Ursula von der Leyen è stata ieri a Roma nell’ambito del “tour nelle capitali” europee con cui certificare il via libera ai Pnrr presentati dai singoli Paesi e avere così accesso alle risorse del Next Generation Eu. Il significato dell’incontro della Presidente della Commissione europea con Mario Draghi, secondo Francesco Forte, va però oltre i 25 miliardi che entro luglio arriveranno quale anticipo degli oltre 190 che spettano all’Italia dai qui al 2026.



«Dopo l’uscita del Regno Unito – spiega l’ex ministro delle Finanze e per il Coordinamento delle politiche comunitarie – i Paesi che contano nell’Ue sono Germania, Francia e Italia. Tra Berlino e Parigi, che finora hanno determinato le sorti del continente, ci sono però oggi più divisioni di quante ce ne siano tra Berlino e Roma».



Cosa c’entra tutto questo con la visita della Presidente della Commissione europea?

Ursula von der Leyen è esponente della parte meridionale della Germania, quella più industriale, cruciale per il partito di Angela Merkel di cui è stata ministro fin dal 2005. Sa bene che l’Italia non è più un Paese di Serie B, anche grazie alla presenza di Draghi. Nel suo duplice ruolo di rappresentante dell’Ue e del partito che ha retto finora le sorti della Germania sa che il nostro Paese ora conterà quanto meno come la Francia.

Perché è convinto che l’asse franco-tedesco non possa più reggere?



Anzitutto perché Macron sembra contare sempre meno, vista l’affermazione dei Repubblicani nelle regionali dello scorso fine settimana. È vero che la Merkel tra qualche mese uscirà di scena, ma la Cdu potrà guidare ancora il Paese e non credo sia casuale l’incontro proprio con Draghi lunedì. Ci sono poi alcune questioni che dividono Berlino e Parigi: la presenza nucleare francese in Cina non piace molto ai tedeschi.
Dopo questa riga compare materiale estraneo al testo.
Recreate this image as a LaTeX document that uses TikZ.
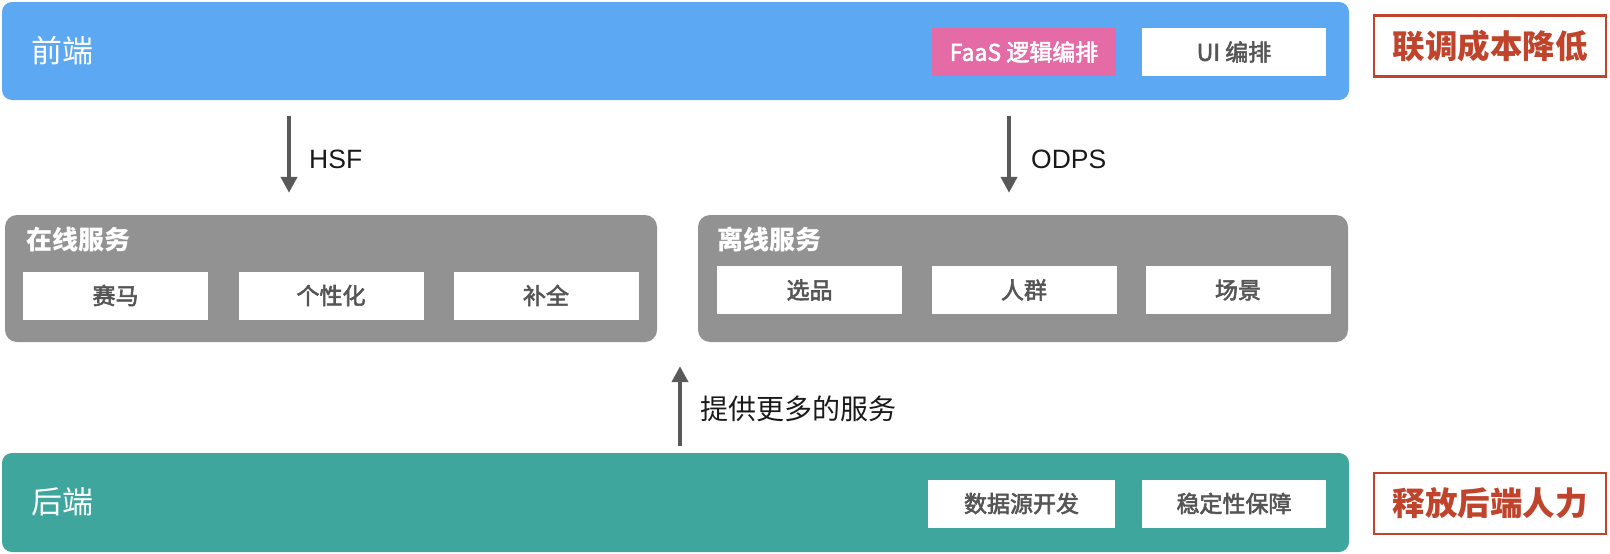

E sulle questioni di politica estera, visto che la Francia ha un linea che nel Mediterraneo può essere non del tutto in sintonia con la Nato, è più facile per la Germania allearsi con l’Italia che non con la Francia.

Nei mesi scorsi c’è stato però un avvicinamento tra Draghi e Macron e il ministro delle Finanze austriaco ha annunciato una battaglia contro Francia e Italia. Sembra esserci più comunanza tra il nostro Paese e la Francia che non la Germania.

Non si può parlare di alleanza tra Italia e Francia, ma di sudditanza dell’Italia alla Francia. L’integrazione industriale Italia-Germania è importante e non a caso i tedeschi sono preoccupati dal fatto che nei settore industriali i francesi vadano a caccia di imprese italiane. In questo senso l’operazione che ha portato alla nascita di Stellantis non è stata certo gradita. La Francia ha un forte potere finanziario, mentre la Germania, dopo le vicissitudini di Deutsche Bank, non ha più banche di grande rilievo. Anche questo preoccupa Berlino. Quanto agli attacchi al nostro Paese per il suo debito pubblico, va ricordato che ormai per l’Italia vale il principio del too big to fail.

Lei crede che la Germania possa spendersi per difendere l’Italia dai falchi del nord?

È chiaro che per quanto Draghi possa ben operare, il debito pubblico dell’Italia resta molto elevato. In certi ambienti della Germania prevale ancora la teoria del trattato di Maastricht basata su certi parametri ritenuti quasi sacri o magici, mentre il vero punto è che ormai il debito italiano sul mercato secondario in mano a soggetti diversi dalla Bce è di modesta entità. L’Italia è quindi indebitata con la Banca centrale. È inverosimile pensare che qualche Paese debba pagare per l’Italia perché insolvente: bisognerebbe immaginare che l’Eurotower metta sul mercato i Btp che detiene creando però per se stessa un enorme danno.

Secondo lei, chi sceglierà Draghi tra Francia e Germania?

Nella maggioranza non c’è una preferenza, forse il Pd propende più per la Francia. Il Premier, da un lato, parteggia forse più per la Germania, ma per ragioni di riequilibrio visto che finora l’Italia è stata più spostata verso la Francia, dall’altro, vuole avere la possibilità di cogliere le opportunità che possono arrivare sia da Parigi che da Berlino mantenendo un atteggiamento più equilibrato. Draghi non può in ogni caso non tenere conto di un aspetto importante nelle sue scelte: in questo momento gli Stati Uniti sono molto attenti al nostro Paese vista la sua posizione strategica nel Mediterraneo.